I read this blog that was posted on Facebook about yelling, and it struck me, more like slapped me in the face. Let me start by saying, I am a self proclaimed hot head. I am not proud of it, but it is a part of me that is very dominant, I yell, more often than I care to admit. This past week my sweetheart was in Connecticut for meetings about work. I was a single mom for a whopping 2.75 days. The first day proved to be more than I could handle. Handsome hadn't left yet, I was tuckered out because I hadn't slept well, I was stressed about my volunteer position with the baseball league, and I just wanted to go back to bed. I was getting Jake's lunch ready and for whatever reason Jake snapped at me, and I lost it. I flipped, lost control, and just ripped him to pieces. I am not proud off this at all, this is all for the admission of guilt. He went to school shortly after my blow up. I took the younger two for some errands. Something set me off again, and I lost it on them. I looked in my rear view and noticed my 6 year olds eyes. I could see his heartbreak, I was crushed.

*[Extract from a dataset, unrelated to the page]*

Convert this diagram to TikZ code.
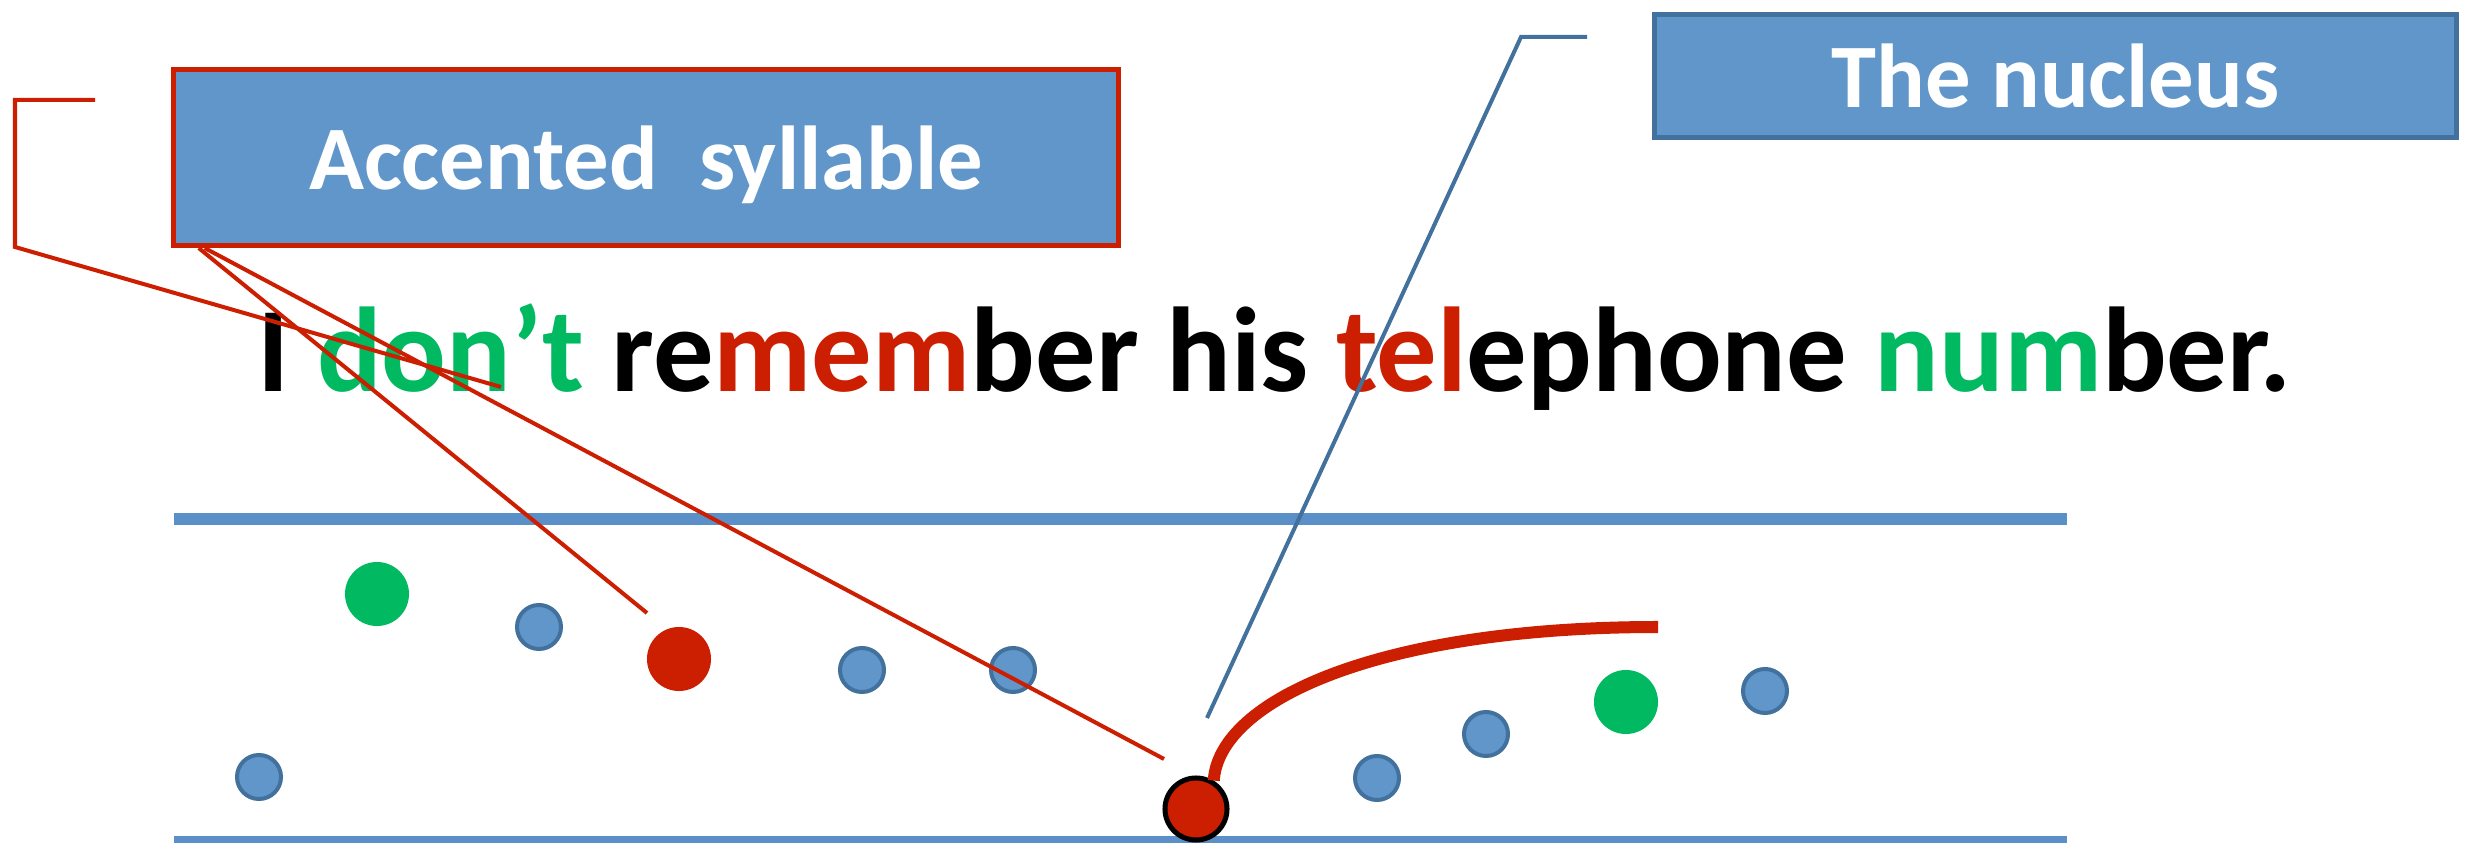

Later that afternoon, Jake called me from school, he had a massive headache. He was so polite on the phone. I picked him up early and brant him home for Tylenol and some rest. I haven't stopped thinking of the events on Tuesday since that afternoon. Jake had the look of heartbreak in his eyes. It has made me realize a few things...
1. It is never a good thing to be a hot head.
2. Being upset or irritated is never reason to lose control in anger at my children.
3. My external pressures and stress are too much, and my priorities are skewed.
4. My kids are more Important than any phone call, email, or text message.
I have done a lot of thinking this week. I need to do better. My kids deserve a better , more focused mom. So, I have made some big decisions. The first is that after this month, (baseball is over) I am going to be MOM! I have turned in my resignation to my position itch the snack bar of our baseball league. I have told the mom I tend for that I am going to stop babysitting and just focus on my little people. I need to do better, I need to stop yelling, and I really need to cut back on the external pressures that are on me. This is day 1 of my big change.